Il film di Petri si presenta densissimo di tematiche sia socio-politiche che esistenziali. Il primo aspetto di fronte il quale ci pone il film è senza dubbio il rapporto fra uomo, macchina e produzione. L’operaio è sottoposto all’alienante e costante lavorazione in serie di prodotti di cui non conosce né la natura né la destinazione. La sua unica realtà è la macchina davanti a lui di cui diventa a tutti gli effetti una componente. Ogni mattina, dagli altoparlanti viene diffuso un messaggio di benvenuto per gli operai che rispecchia la sudditanza dell’uomo alla macchina («nel vostro interesse trattate la macchina che vi è stata affidata con amore […] la vostra salute dipende dal vostro rapporto con la macchina»). Lo stesso messaggio chiarisce immediatamente come questa subordinazione sia finalizzata alla produzione attraverso la gelida formula «non dimenticate che macchina più attenzione uguale produzione», che per i suoi toni “aritmetici” sembra riecheggiare l’orwelliano “2+2=5”.

I tratti distopici ricordano il film Metropolis di Fritz Lang. Il capolavoro di Lang pare essere richiamato dalla sequenza che ritrae l’ingresso degli operai in fabbrica e forse anche dal monologo iniziale di Lulù che paragona l’essere umano alla fabbrica, similmente al discorso di Menenio Agrippa, che paragona il corpo sociale al corpo umano, ripreso in Metropolis.

Il rapporto fra lavoratore e azienda, come accennato, è quasi totale subordinazione. L’azienda diventa un’entità politica superiore, inconoscibile e soprattutto incomprensibile se non in relazione al dogma economico della produttività. Il lavoratore può rapportarsi ad essa solo in termini di fedeltà e rendimento. Quanto ai rapporti fra i lavoratori, chi fra loro si adegua, con la prospettiva del guadagno, viene osteggiato come crumiro. La divisione fra i lavoratori e fra chi li rappresenta è uno degli elementi che contribuisce al senso di caos e straniamento del protagonista. Si aggiunge l’alienazione consumista.

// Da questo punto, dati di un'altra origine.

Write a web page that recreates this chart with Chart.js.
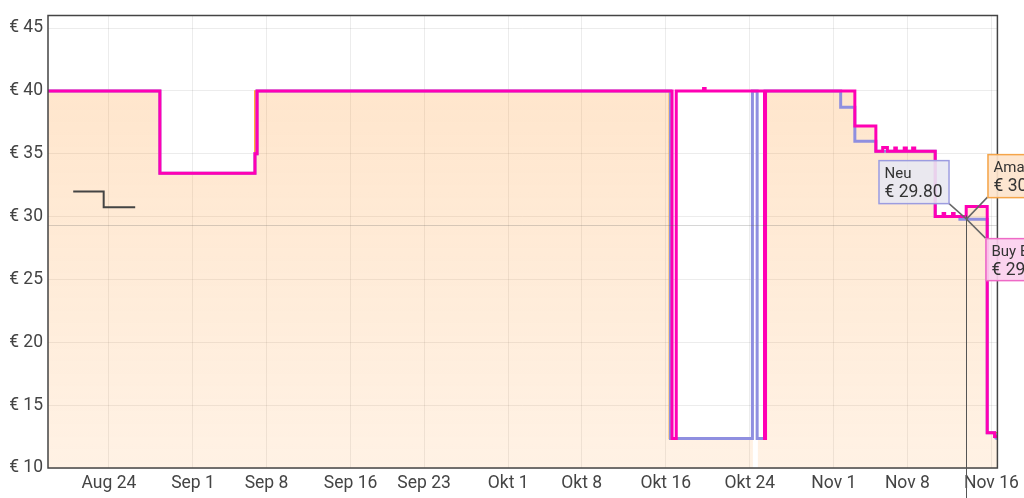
<!DOCTYPE html>
<html lang="de">
<head>
<meta charset="UTF-8">
<title>Preisverlauf</title>
<script src="https://cdn.jsdelivr.net/npm/chart.js"></script>
<style>
  body { margin: 0; background: #fff; }
  .chart-container { width: 1024px; height: 498px; position: relative; }
</style>
</head>
<body>
<div class="chart-container"><canvas id="chart"></canvas></div>
<script>
// x values are days counted from Aug 24
const xTickDays = [0, 8, 15, 23, 30, 38, 45, 53, 61, 69, 76, 84];
const xTickLabels = ['Aug 24', 'Sep 1', 'Sep 8', 'Sep 16', 'Sep 23', 'Okt 1', 'Okt 8', 'Okt 16', 'Okt 24', 'Nov 1', 'Nov 8', 'Nov 16'];
const yTicks = [10, 15, 20, 25, 30, 35, 40, 45];

// each point = day the price changed, new price (null = no data)
const amazonDays   = [-5.8, 4.85, 13.9, 53.35, 61.3, 61.31, 61.75, 62.55, 71.0, 73.0, 78.65, 81.6, 83.6, 84.57];
const amazonPrices = [40, 33.45, 40, 12.35, 12.35, null, 12.35, 40, 37.2, 35.2, 30.0, 30.8, 12.8, 12.8];

const buyBoxDays   = [-5.8, 4.85, 13.9, 14.1, 53.6, 54.0, 56.6, 56.75, 62.4, 62.5, 71.0, 73.0, 73.65, 74.1, 74.8, 74.95, 75.7, 75.9, 76.5, 76.7, 78.65, 79.4, 79.55, 80.3, 80.45, 81.6, 83.6, 84.3, 84.57];
const buyBoxPrices = [40, 33.45, 35.0, 40, 12.35, 40, 40.2, 40, 12.35, 40, 37.2, 35.2, 35.5, 35.2, 35.45, 35.2, 35.45, 35.2, 35.45, 35.2, 30.0, 30.25, 30.0, 30.25, 30.0, 30.8, 12.8, 12.5, 12.5];

const newDays   = [-5.8, 4.85, 13.9, 14.1, 53.45, 61.25, 61.7, 62.45, 69.65, 71.0, 73.0, 78.65, 81.0, 83.6, 84.3, 84.57];
const newPrices = [40, 33.45, 35.0, 40, 12.35, 40, 12.35, 40, 38.7, 36.0, 35.2, 30.0, 29.8, 12.8, 12.5, 12.5];

const usedDays   = [-3.4, -0.5, 2.5];
const usedPrices = [32.0, 30.75, 30.75];

const hoverDay = 81.54;
const hoverLine = 29.3;
const tipNew = ['Neu', '€ 29.80'];
const tipAmazon = ['Amazon', '€ 30.00'];
const tipBuyBox = ['Buy Box', '€ 29.99'];

function toPoints(days, prices) {
    return days.map((d, i) => ({ x: d, y: prices[i] }));
}

const font = 'Roboto, "Noto Sans", sans-serif';

const overlay = {
    id: 'overlay',
    afterDraw(chart) {
        const ctx = chart.ctx;
        const a = chart.chartArea;
        const xs = chart.scales.x, ys = chart.scales.y;
        ctx.save();

        // plot frame
        ctx.strokeStyle = '#444';
        ctx.lineWidth = 1.5;
        ctx.strokeRect(a.left, a.top, a.right - a.left, a.bottom - a.top);

        // crosshair
        const px = Math.round(xs.getPixelForValue(hoverDay)) + 0.5;
        const py = ys.getPixelForValue(29.8);
        ctx.lineWidth = 1;
        ctx.strokeStyle = 'rgba(90,90,90,0.25)';
        ctx.beginPath();
        const hy = Math.round(ys.getPixelForValue(hoverLine)) + 0.5;
        ctx.moveTo(a.left, hy); ctx.lineTo(a.right, hy);
        ctx.stroke();
        ctx.strokeStyle = '#555';
        ctx.beginPath();
        ctx.moveTo(px, ys.getPixelForValue(30.1)); ctx.lineTo(px, chart.height);
        ctx.stroke();

        // tooltip boxes
        const boxes = [
            { t: tipNew, x: px - 88, y: py - 59, w: 70, h: 43, cx: px - 18, cy: py - 16, bg: 'rgba(232,232,242,0.9)', bd: '#9c9ce0' },
            { t: tipAmazon, x: px + 21, y: py - 65, w: 90, h: 43, cx: px + 21, cy: py - 22, bg: 'rgba(253,228,204,0.92)', bd: '#f5a54a' },
            { t: tipBuyBox, x: px + 19, y: py + 19, w: 90, h: 42, cx: px + 19, cy: py + 19, bg: 'rgba(251,208,238,0.92)', bd: '#ee6ac6' }
        ];
        ctx.strokeStyle = '#666';
        ctx.lineWidth = 1.5;
        boxes.forEach(b => {
            ctx.beginPath();
            ctx.moveTo(b.cx, b.cy); ctx.lineTo(px, py);
            ctx.stroke();
        });
        boxes.forEach(b => {
            ctx.fillStyle = b.bg;
            ctx.fillRect(b.x, b.y, b.w, b.h);
            ctx.strokeStyle = b.bd;
            ctx.lineWidth = 1.5;
            ctx.strokeRect(b.x + 0.5, b.y + 0.5, b.w, b.h);
            ctx.fillStyle = '#333';
            ctx.textBaseline = 'alphabetic';
            ctx.font = '15px ' + font;
            ctx.fillText(b.t[0], b.x + 6, b.y + 18);
            ctx.font = '17.5px ' + font;
            ctx.fillText(b.t[1], b.x + 6, b.y + 37);
        });
        ctx.restore();
    }
};

new Chart(document.getElementById('chart'), {
    type: 'line',
    data: {
        datasets: [
            {
                label: 'Buy Box',
                data: toPoints(buyBoxDays, buyBoxPrices),
                borderColor: '#ff00b4',
                borderWidth: 3,
                stepped: true,
                pointRadius: 0,
                fill: false
            },
            {
                label: 'Neu',
                data: toPoints(newDays, newPrices),
                borderColor: '#8f8fe0',
                borderWidth: 3,
                stepped: true,
                pointRadius: newDays.map((d, i) => i === newDays.length - 1 ? 3.5 : 0),
                pointBackgroundColor: '#8f8fe0',
                pointBorderWidth: 0,
                fill: false
            },
            {
                label: 'Gebraucht',
                data: toPoints(usedDays, usedPrices),
                borderColor: '#444',
                borderWidth: 2,
                stepped: true,
                pointRadius: 0,
                fill: false
            },
            {
                label: 'Amazon',
                data: toPoints(amazonDays, amazonPrices),
                borderColor: '#ff9900',
                borderWidth: 1.5,
                stepped: true,
                pointRadius: 0,
                spanGaps: false,
                fill: 'start',
                backgroundColor: (c) => {
                    const area = c.chart.chartArea;
                    if (!area) return 'rgba(255,153,51,0.25)';
                    const g = c.chart.ctx.createLinearGradient(0, area.top, 0, area.bottom);
                    g.addColorStop(0, 'rgba(255,153,51,0.27)');
                    g.addColorStop(1, 'rgba(255,153,51,0.13)');
                    return g;
                }
            }
        ]
    },
    options: {
        responsive: true,
        maintainAspectRatio: false,
        animation: false,
        layout: { padding: { top: 9, right: 26, left: 0, bottom: 0 } },
        plugins: {
            legend: { display: false },
            tooltip: { enabled: false }
        },
        scales: {
            x: {
                type: 'linear',
                min: -5.8,
                max: 84.57,
                afterBuildTicks: (s) => { s.ticks = xTickDays.map(v => ({ value: v })); },
                afterFit: (s) => { s.height = 30; },
                grid: { color: 'rgba(0,0,0,0.075)', drawTicks: false },
                border: { display: false },
                ticks: {
                    autoSkip: false,
                    maxRotation: 0,
                    padding: 5,
                    color: '#444',
                    font: { family: font, size: 17.5 },
                    callback: (v) => xTickLabels[xTickDays.indexOf(v)]
                }
            },
            y: {
                type: 'linear',
                min: 10,
                max: 46,
                afterBuildTicks: (s) => { s.ticks = yTicks.map(v => ({ value: v })); },
                afterFit: (s) => { s.width = 48; },
                grid: { color: 'rgba(0,0,0,0.075)', drawTicks: false },
                border: { display: false },
                ticks: {
                    padding: 5,
                    color: '#444',
                    font: { family: font, size: 17.5 },
                    callback: (v) => '€ ' + v
                }
            }
        }
    },
    plugins: [overlay]
});
</script>
</body>
</html>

Una volta licenziato, pensando di vendere tutto Lulù realizza quanto lavoro ha sprecato per acquistare beni inutili.

Dall’altra parte vi sono le organizzazioni sindacali, sempre moderate e infine complici nel preservare lo stato di sfruttamento, agendo solo tramite deboli compromessi. E poi gli studenti estremisti che sobillano i lavoratori spingendosi anche all’insulto altezzoso contro chi non si mostra in linea con l’ideologia. Grazie alla loro retorica e superiorità culturale, questi coinvolgono Lulù, per poi abbandonarlo alle conseguenze della sua azione politica. D’altronde, come gli dice uno degli studenti, i contestatori sono pochi e deboli ed il suo licenziamento è solo una tragedia personale a fronte di un quadro generale più importante. Delle circostanze che, purtroppo per Lulù, non erano state chiarite prima.

Il film mostra una condizione esistenziale dell’individuo. Il caos dettato dal predominio di forze distanti e invisibili, dalle logiche di branco, dall’ossessione per l’ortodossia, insieme ad un lavoro alienante, portano Lulù a perdere la percezione di sé (persino il suo rapporto con la sessualità ne risente) e del suo ruolo nel mondo. Tutto ritorna meccanicamente e se qualcosa cambia lo fa in peggio, come sottolinea il finale. Nonostante tutto finisca bene, infatti, Lulù non sembra felice. Ormai ha preso coscienza della sua condizione. Di nuovo in fabbrica, racconta ai suoi colleghi un sogno, dove vede un paradiso per lui e gli altri operai. Una fuga onirica che riflette l’incubo, da cui l’abitudine, la solitudine e le necessità non gli permetteranno mai di liberarsi.